▶ What is required
Begin with the first line of the material and copy each line word for word through the line that contains "const watermark2 = 'Consent"; the pictures are left out.

▶ Material
• • • • • • •
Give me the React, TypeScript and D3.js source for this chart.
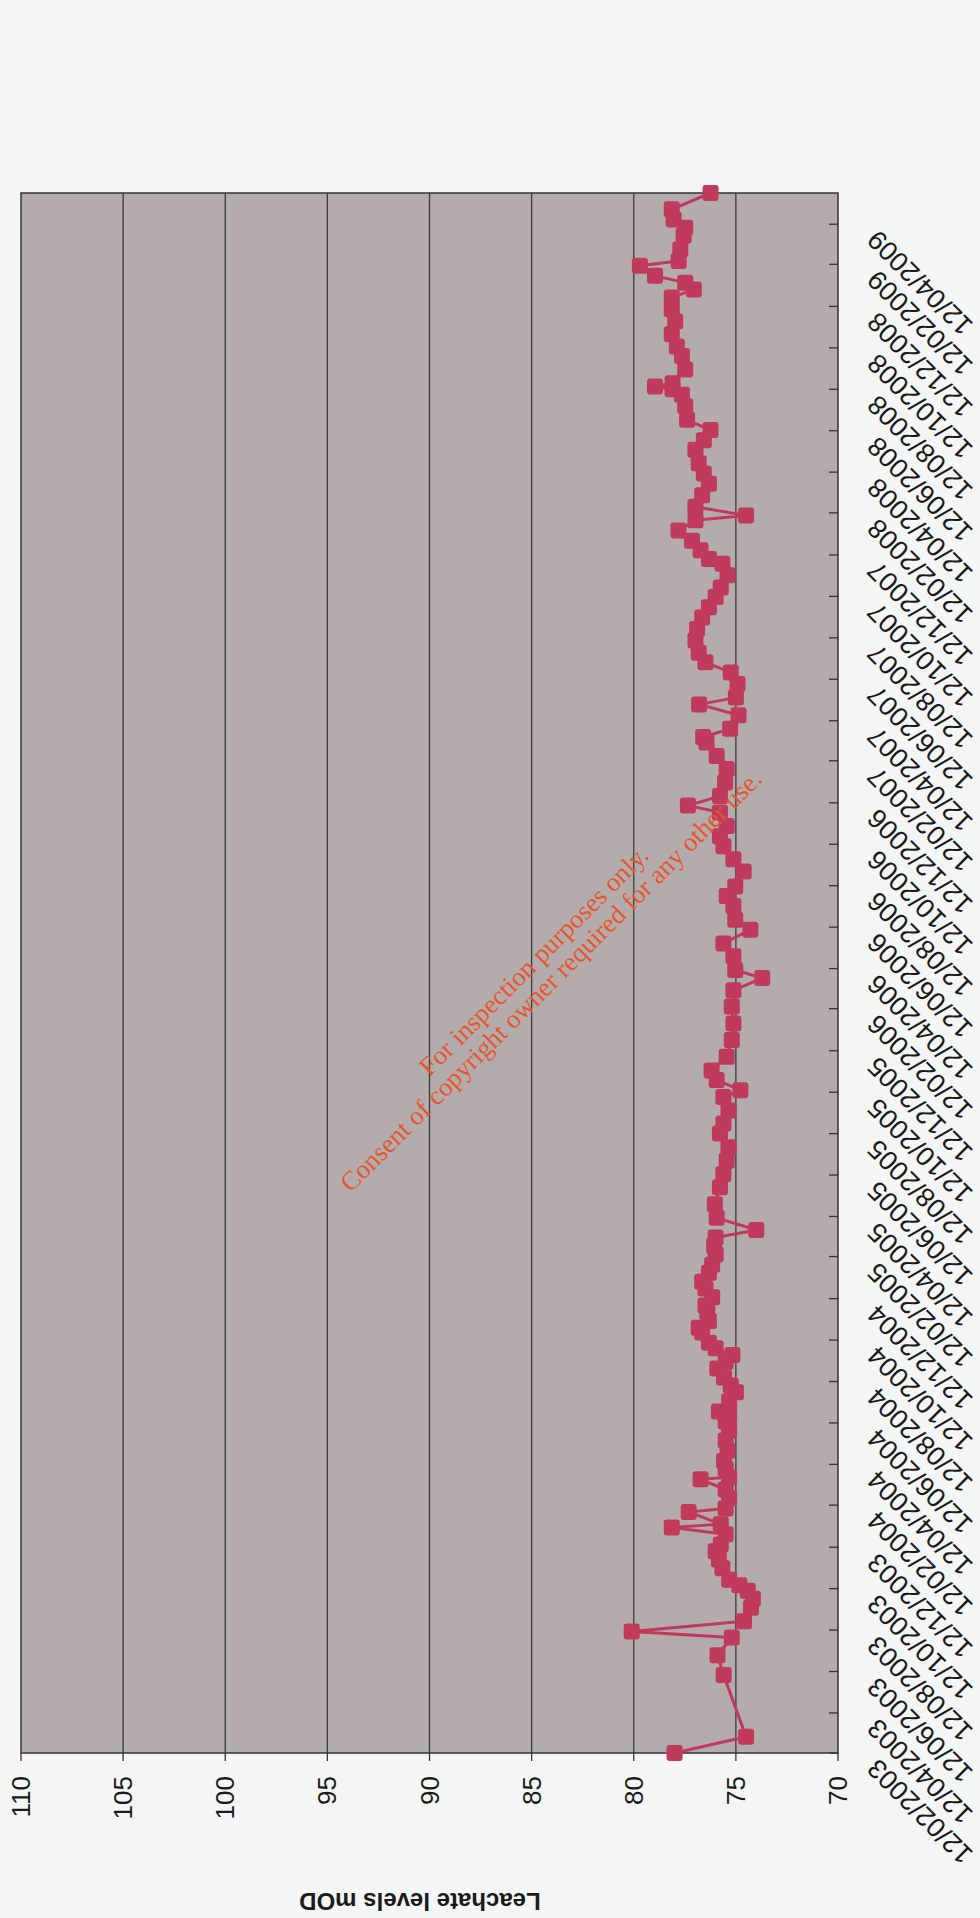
import React from 'react';
import * as d3 from 'd3';

const seriesName = 'L03/1';
const axisTitle = 'Leachate levels mOD';
const watermark1 = 'For inspection purposes only.';
const watermark2 = 'Consent of copyright owner required for any other use.';

const dates = [
'2003-02-12','2003-03-08','2003-06-07','2003-07-06','2003-08-01','2003-08-10','2003-08-25','2003-09-14','2003-09-27','2003-10-09',
'2003-10-17','2003-10-25','2003-11-11','2003-11-24','2003-12-06','2003-12-16','2003-12-31','2004-01-10','2004-01-15','2004-02-02',
'2004-02-07','2004-02-22','2004-03-06','2004-03-21','2004-03-24','2004-04-05','2004-04-17','2004-05-02','2004-05-17','2004-06-01',
'2004-06-14','2004-06-24','2004-06-29','2004-07-14','2004-07-27','2004-08-06','2004-08-18','2004-08-31','2004-09-10','2004-09-20',
'2004-09-30','2004-10-08','2004-10-23','2004-10-30','2004-11-09','2004-11-22','2004-12-02','2004-12-14','2004-12-27','2005-01-06',
'2005-01-19','2005-01-31','2005-02-15','2005-02-28','2005-03-12','2005-03-23','2005-04-10','2005-04-30','2005-05-25','2005-06-13',
'2005-07-03','2005-07-23','2005-08-12','2005-08-27','2005-09-15','2005-10-05','2005-10-15','2005-10-30','2005-11-13','2005-12-03',
'2005-12-28','2006-01-21','2006-02-15','2006-03-11','2006-03-29','2006-04-10','2006-04-30','2006-05-19','2006-06-08','2006-06-23',
'2006-07-13','2006-07-28','2006-08-11','2006-09-02','2006-09-20','2006-10-09','2006-10-24','2006-11-08','2006-11-28','2006-12-08',
'2006-12-22','2007-01-11','2007-01-31','2007-02-19','2007-03-11','2007-03-19','2007-03-31','2007-04-20','2007-05-06','2007-05-16',
'2007-06-05','2007-06-22','2007-07-07','2007-07-21','2007-08-08','2007-08-25','2007-09-11','2007-09-26','2007-10-11','2007-10-25',
'2007-11-12','2007-11-29','2007-12-06','2007-12-19','2008-01-02','2008-01-17','2008-02-01','2008-02-08','2008-02-21','2008-03-09',
'2008-03-26','2008-04-10','2008-04-25','2008-05-15','2008-05-29','2008-06-13','2008-06-28','2008-07-18','2008-08-04','2008-08-12',
'2008-08-16','2008-08-21','2008-09-10','2008-09-30','2008-10-14','2008-11-01','2008-11-20','2008-12-08','2008-12-25','2009-01-06',
'2009-01-16','2009-01-26','2009-02-10','2009-02-17','2009-03-06','2009-03-26','2009-04-07','2009-04-19','2009-05-04','2009-05-28'
];

const levels = [
78.0,74.5,75.6,75.9,75.2,80.1,74.6,74.26,74.17,74.42,
74.83,75.33,75.66,75.83,75.99,75.74,75.5,78.14,75.74,77.31,
75.5,75.33,75.5,76.73,75.33,75.5,75.58,75.41,75.5,75.33,
75.5,75.33,75.83,75.33,75.0,75.25,75.58,75.91,75.5,75.17,
75.99,76.32,76.65,76.82,76.32,76.4,76.49,76.16,76.49,76.65,
76.32,76.16,75.99,76.07,75.99,74.0,75.94,76.03,75.78,75.61,
75.45,75.36,75.78,75.61,75.36,75.61,74.78,75.94,76.19,75.45,
75.2,75.12,75.2,75.12,73.71,75.03,75.12,75.61,74.29,75.03,
75.12,75.45,75.03,74.62,75.12,75.61,75.78,75.45,75.78,77.35,
75.78,75.53,75.45,75.94,76.44,76.6,75.28,74.87,76.8,75.0,
74.92,75.25,76.49,76.82,76.98,76.9,76.65,76.32,75.99,75.74,
75.41,75.66,76.32,76.73,77.15,77.81,76.98,74.5,76.98,76.65,
76.32,76.57,76.82,76.98,76.57,76.24,77.39,77.48,77.64,78.1,
78.96,78.1,77.48,77.64,77.89,78.14,77.97,78.14,78.14,77.06,
77.48,78.96,79.7,77.8,77.72,77.56,77.48,78.05,78.14,76.24
];

const valueTicks = [110, 105, 100, 95, 90, 85, 80, 75, 70];

const dateTickLabels = [
'12/02/2003','12/04/2003','12/06/2003','12/08/2003','12/10/2003','12/12/2003',
'12/02/2004','12/04/2004','12/06/2004','12/08/2004','12/10/2004','12/12/2004',
'12/02/2005','12/04/2005','12/06/2005','12/08/2005','12/10/2005','12/12/2005',
'12/02/2006','12/04/2006','12/06/2006','12/08/2006','12/10/2006','12/12/2006',
'12/02/2007','12/04/2007','12/06/2007','12/08/2007','12/10/2007','12/12/2007',
'12/02/2008','12/04/2008','12/06/2008','12/08/2008','12/10/2008','12/12/2008',
'12/02/2009','12/04/2009'
];

const W = 980;
const H = 1918;
const plot = { left: 21, right: 838, top: 193, bottom: 1753 };
const FONT = '"Liberation Sans", Arial, Helvetica, sans-serif';
const SERIES_COLOR = '#c03a5e';

export default function App() {
  const parse = d3.timeParse('%Y-%m-%d');
  const parseTick = d3.timeParse('%d/%m/%Y');
  const pts = dates.map((d, i) => ({ date: parse(d) as Date, v: levels[i] }));
  const x = d3.scaleLinear().domain([110, 70]).range([plot.left, plot.right]);
  const y = d3
    .scaleTime()
    .domain([pts[0].date, pts[pts.length - 1].date])
    .range([plot.bottom, plot.top]);

  const line = d3
    .line<{ date: Date; v: number }>()
    .x((p) => x(p.v))
    .y((p) => y(p.date));

  const ms = 16;

  return (
    <svg
      width={W}
      height={H}
      viewBox={`0 0 ${W} ${H}`}
      style={{ position: 'absolute', left: 0, top: 0, display: 'block' }}
    >
      <desc>{seriesName}</desc>
      <rect x={0} y={0} width={W} height={H} fill="#f4f6f5" />
      <rect
        x={plot.left}
        y={plot.top}
        width={plot.right - plot.left}
        height={plot.bottom - plot.top}
        fill="#b4abad"
      />
      {valueTicks.slice(1, -1).map((t) => (
        <line key={'g' + t} x1={x(t)} x2={x(t)} y1={plot.top} y2={plot.bottom} stroke="#3a3a3e" strokeWidth={1.3} />
      ))}
      <rect
        x={plot.left}
        y={plot.top}
        width={plot.right - plot.left}
        height={plot.bottom - plot.top}
        fill="none"
        stroke="#333338"
        strokeWidth={1.5}
      />
      {dateTickLabels.map((lab) => {
        const yy = y(parseTick(lab) as Date);
        return <line key={'dt' + lab} x1={plot.right - 9} x2={plot.right} y1={yy} y2={yy} stroke="#333338" strokeWidth={1.3} />;
      })}
      {valueTicks.map((t) => (
        <line key={'vt' + t} x1={x(t)} x2={x(t)} y1={plot.bottom} y2={plot.bottom + 8} stroke="#333338" strokeWidth={1.3} />
      ))}
      {valueTicks.map((t) => (
        <text
          key={'vl' + t}
          transform={`translate(${x(t)},${plot.bottom + 23}) rotate(-90)`}
          textAnchor="end"
          dy="0.35em"
          fontFamily={FONT}
          fontSize={26}
          fill="#1a1a1a"
        >
          {t}
        </text>
      ))}
      {dateTickLabels.map((lab) => {
        const yy = y(parseTick(lab) as Date);
        return (
          <text
            key={'dl' + lab}
            transform={`translate(${plot.right + 34},${yy + 11}) rotate(-135)`}
            textAnchor="end"
            dy="0.35em"
            fontFamily={FONT}
            fontSize={27}
            fill="#1a1a1a"
          >
            {lab}
          </text>
        );
      })}
      <text
        transform={`translate(420,1893) rotate(180)`}
        textAnchor="middle"
        fontFamily={FONT}
        fontWeight="bold"
        fontSize={24}
        fill="#1a1a1a"
      >
        {axisTitle}
      </text>
      <path d={line(pts) || ''} fill="none" stroke={SERIES_COLOR} strokeWidth={3} strokeLinejoin="round" />
      {pts.map((p, i) => (
        <rect
          key={'m' + i}
          x={x(p.v) - ms / 2}
          y={y(p.date) - ms / 2}
          width={ms}
          height={ms}
          rx={3}
          fill={SERIES_COLOR}
        />
      ))}
      <g fontFamily={'"Liberation Serif", "Times New Roman", serif'} fontSize={26.5} fill="#e4572e">
        <text transform="translate(540,967) rotate(-45)" textAnchor="middle">
          {watermark1}
        </text>
        <text transform="translate(557,987) rotate(-45)" textAnchor="middle">
          {watermark2}
        </text>
      </g>
    </svg>
  );
}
• • • • • • •
▶ Solution to the problem
Give me the React, TypeScript and D3.js source for this chart.
import React from 'react';
import * as d3 from 'd3';

const seriesName = 'L03/1';
const axisTitle = 'Leachate levels mOD';
const watermark1 = 'For inspection purposes only.';
const watermark2 = 'Consent of copyright owner required for any other use.';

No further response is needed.